Task statement:
Transcribe the material in full. Nothing should differ except that the pictures are left out.

Information provided:

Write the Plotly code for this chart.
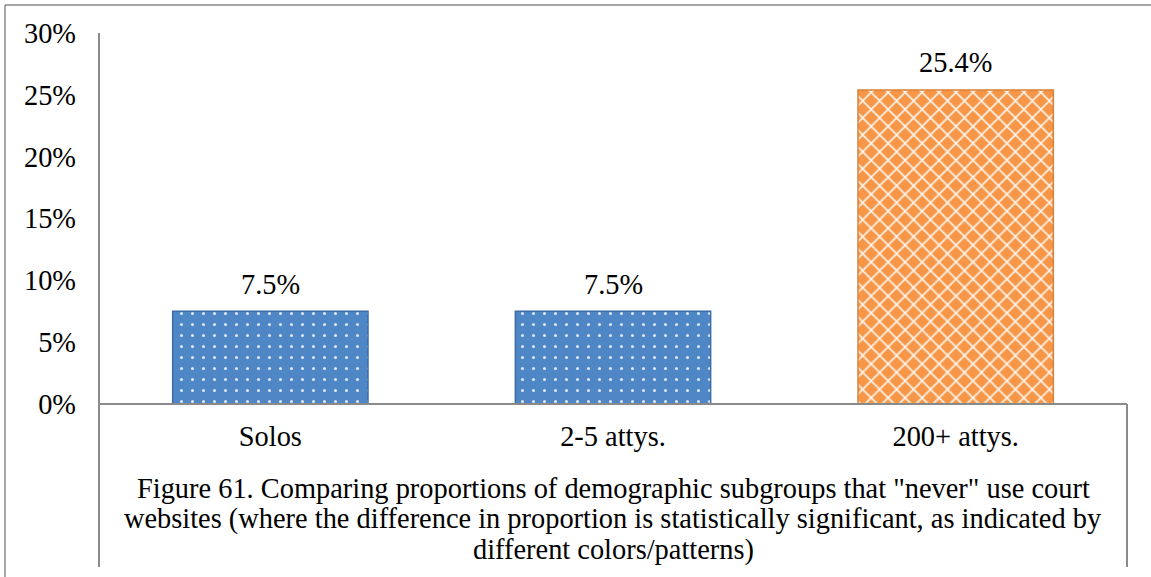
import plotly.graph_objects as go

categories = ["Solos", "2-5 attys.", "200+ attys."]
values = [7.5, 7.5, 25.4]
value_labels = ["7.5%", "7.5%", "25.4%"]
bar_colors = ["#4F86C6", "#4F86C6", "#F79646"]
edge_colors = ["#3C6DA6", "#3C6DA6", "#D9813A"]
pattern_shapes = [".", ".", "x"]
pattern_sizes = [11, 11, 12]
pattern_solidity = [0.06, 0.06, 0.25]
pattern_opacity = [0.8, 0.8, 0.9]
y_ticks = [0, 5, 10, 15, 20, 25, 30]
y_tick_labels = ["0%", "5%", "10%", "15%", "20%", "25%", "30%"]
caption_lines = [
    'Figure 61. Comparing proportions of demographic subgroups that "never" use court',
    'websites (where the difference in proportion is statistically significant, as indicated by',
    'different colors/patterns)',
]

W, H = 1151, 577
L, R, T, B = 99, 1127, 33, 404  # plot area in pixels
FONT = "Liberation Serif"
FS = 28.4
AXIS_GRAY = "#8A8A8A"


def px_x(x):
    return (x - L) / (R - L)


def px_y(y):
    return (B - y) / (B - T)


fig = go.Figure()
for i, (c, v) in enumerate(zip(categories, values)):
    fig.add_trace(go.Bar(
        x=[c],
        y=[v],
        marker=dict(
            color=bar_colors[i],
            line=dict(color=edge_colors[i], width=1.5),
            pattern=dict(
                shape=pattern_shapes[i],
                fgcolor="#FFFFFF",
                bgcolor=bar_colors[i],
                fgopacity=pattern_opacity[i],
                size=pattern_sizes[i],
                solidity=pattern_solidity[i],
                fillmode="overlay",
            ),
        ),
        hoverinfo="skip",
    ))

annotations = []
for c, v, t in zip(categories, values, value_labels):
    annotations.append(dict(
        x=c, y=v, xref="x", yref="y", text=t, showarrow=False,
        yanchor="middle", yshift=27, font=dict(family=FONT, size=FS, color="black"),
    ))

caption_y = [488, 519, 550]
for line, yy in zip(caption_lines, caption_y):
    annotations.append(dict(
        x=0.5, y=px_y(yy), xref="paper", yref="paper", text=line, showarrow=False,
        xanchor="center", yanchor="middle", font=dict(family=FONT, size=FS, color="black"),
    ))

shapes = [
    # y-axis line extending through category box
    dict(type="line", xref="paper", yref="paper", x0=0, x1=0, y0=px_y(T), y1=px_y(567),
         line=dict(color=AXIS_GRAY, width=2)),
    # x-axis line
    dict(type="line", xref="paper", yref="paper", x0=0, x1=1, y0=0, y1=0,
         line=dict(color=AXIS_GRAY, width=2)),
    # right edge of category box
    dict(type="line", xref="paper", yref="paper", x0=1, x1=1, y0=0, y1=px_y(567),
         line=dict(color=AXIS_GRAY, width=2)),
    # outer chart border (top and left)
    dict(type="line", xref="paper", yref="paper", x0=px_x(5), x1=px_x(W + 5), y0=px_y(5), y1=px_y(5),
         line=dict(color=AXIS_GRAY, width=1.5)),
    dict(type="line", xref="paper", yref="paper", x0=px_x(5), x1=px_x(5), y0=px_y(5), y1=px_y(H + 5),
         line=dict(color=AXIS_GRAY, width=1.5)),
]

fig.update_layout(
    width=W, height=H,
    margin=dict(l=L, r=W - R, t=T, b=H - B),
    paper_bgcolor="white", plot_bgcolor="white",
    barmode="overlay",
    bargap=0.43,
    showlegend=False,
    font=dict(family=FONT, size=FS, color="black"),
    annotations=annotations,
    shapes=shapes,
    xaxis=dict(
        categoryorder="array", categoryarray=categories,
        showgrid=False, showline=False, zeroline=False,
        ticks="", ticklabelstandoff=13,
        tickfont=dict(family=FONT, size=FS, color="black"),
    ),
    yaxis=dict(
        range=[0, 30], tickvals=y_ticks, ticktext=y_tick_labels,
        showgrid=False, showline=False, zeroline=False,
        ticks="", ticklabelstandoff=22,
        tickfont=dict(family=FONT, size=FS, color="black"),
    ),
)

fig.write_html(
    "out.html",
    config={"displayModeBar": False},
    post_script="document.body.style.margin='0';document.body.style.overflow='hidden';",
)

Written reply:
Write the Plotly code for this chart.
import plotly.graph_objects as go

categories = ["Solos", "2-5 attys.", "200+ attys."]
values = [7.5, 7.5, 25.4]
value_labels = ["7.5%", "7.5%", "25.4%"]
bar_colors = ["#4F86C6", "#4F86C6", "#F79646"]
edge_colors = ["#3C6DA6", "#3C6DA6", "#D9813A"]
pattern_shapes = [".", ".", "x"]
pattern_sizes = [11, 11, 12]
pattern_solidity = [0.06, 0.06, 0.25]
pattern_opacity = [0.8, 0.8, 0.9]
y_ticks = [0, 5, 10, 15, 20, 25, 30]
y_tick_labels = ["0%", "5%", "10%", "15%", "20%", "25%", "30%"]
caption_lines = [
    'Figure 61. Comparing proportions of demographic subgroups that "never" use court',
    'websites (where the difference in proportion is statistically significant, as indicated by',
    'different colors/patterns)',
]

W, H = 1151, 577
L, R, T, B = 99, 1127, 33, 404  # plot area in pixels
FONT = "Liberation Serif"
FS = 28.4
AXIS_GRAY = "#8A8A8A"


def px_x(x):
    return (x - L) / (R - L)


def px_y(y):
    return (B - y) / (B - T)


fig = go.Figure()
for i, (c, v) in enumerate(zip(categories, values)):
    fig.add_trace(go.Bar(
        x=[c],
        y=[v],
        marker=dict(
            color=bar_colors[i],
            line=dict(color=edge_colors[i], width=1.5),
            pattern=dict(
                shape=pattern_shapes[i],
                fgcolor="#FFFFFF",
                bgcolor=bar_colors[i],
                fgopacity=pattern_opacity[i],
                size=pattern_sizes[i],
                solidity=pattern_solidity[i],
                fillmode="overlay",
            ),
        ),
        hoverinfo="skip",
    ))

annotations = []
for c, v, t in zip(categories, values, value_labels):
    annotations.append(dict(
        x=c, y=v, xref="x", yref="y", text=t, showarrow=False,
        yanchor="middle", yshift=27, font=dict(family=FONT, size=FS, color="black"),
    ))

caption_y = [488, 519, 550]
for line, yy in zip(caption_lines, caption_y):
    annotations.append(dict(
        x=0.5, y=px_y(yy), xref="paper", yref="paper", text=line, showarrow=False,
        xanchor="center", yanchor="middle", font=dict(family=FONT, size=FS, color="black"),
    ))

shapes = [
    # y-axis line extending through category box
    dict(type="line", xref="paper", yref="paper", x0=0, x1=0, y0=px_y(T), y1=px_y(567),
         line=dict(color=AXIS_GRAY, width=2)),
    # x-axis line
    dict(type="line", xref="paper", yref="paper", x0=0, x1=1, y0=0, y1=0,
         line=dict(color=AXIS_GRAY, width=2)),
    # right edge of category box
    dict(type="line", xref="paper", yref="paper", x0=1, x1=1, y0=0, y1=px_y(567),
         line=dict(color=AXIS_GRAY, width=2)),
    # outer chart border (top and left)
    dict(type="line", xref="paper", yref="paper", x0=px_x(5), x1=px_x(W + 5), y0=px_y(5), y1=px_y(5),
         line=dict(color=AXIS_GRAY, width=1.5)),
    dict(type="line", xref="paper", yref="paper", x0=px_x(5), x1=px_x(5), y0=px_y(5), y1=px_y(H + 5),
         line=dict(color=AXIS_GRAY, width=1.5)),
]

fig.update_layout(
    width=W, height=H,
    margin=dict(l=L, r=W - R, t=T, b=H - B),
    paper_bgcolor="white", plot_bgcolor="white",
    barmode="overlay",
    bargap=0.43,
    showlegend=False,
    font=dict(family=FONT, size=FS, color="black"),
    annotations=annotations,
    shapes=shapes,
    xaxis=dict(
        categoryorder="array", categoryarray=categories,
        showgrid=False, showline=False, zeroline=False,
        ticks="", ticklabelstandoff=13,
        tickfont=dict(family=FONT, size=FS, color="black"),
    ),
    yaxis=dict(
        range=[0, 30], tickvals=y_ticks, ticktext=y_tick_labels,
        showgrid=False, showline=False, zeroline=False,
        ticks="", ticklabelstandoff=22,
        tickfont=dict(family=FONT, size=FS, color="black"),
    ),
)

fig.write_html(
    "out.html",
    config={"displayModeBar": False},
    post_script="document.body.style.margin='0';document.body.style.overflow='hidden';",
)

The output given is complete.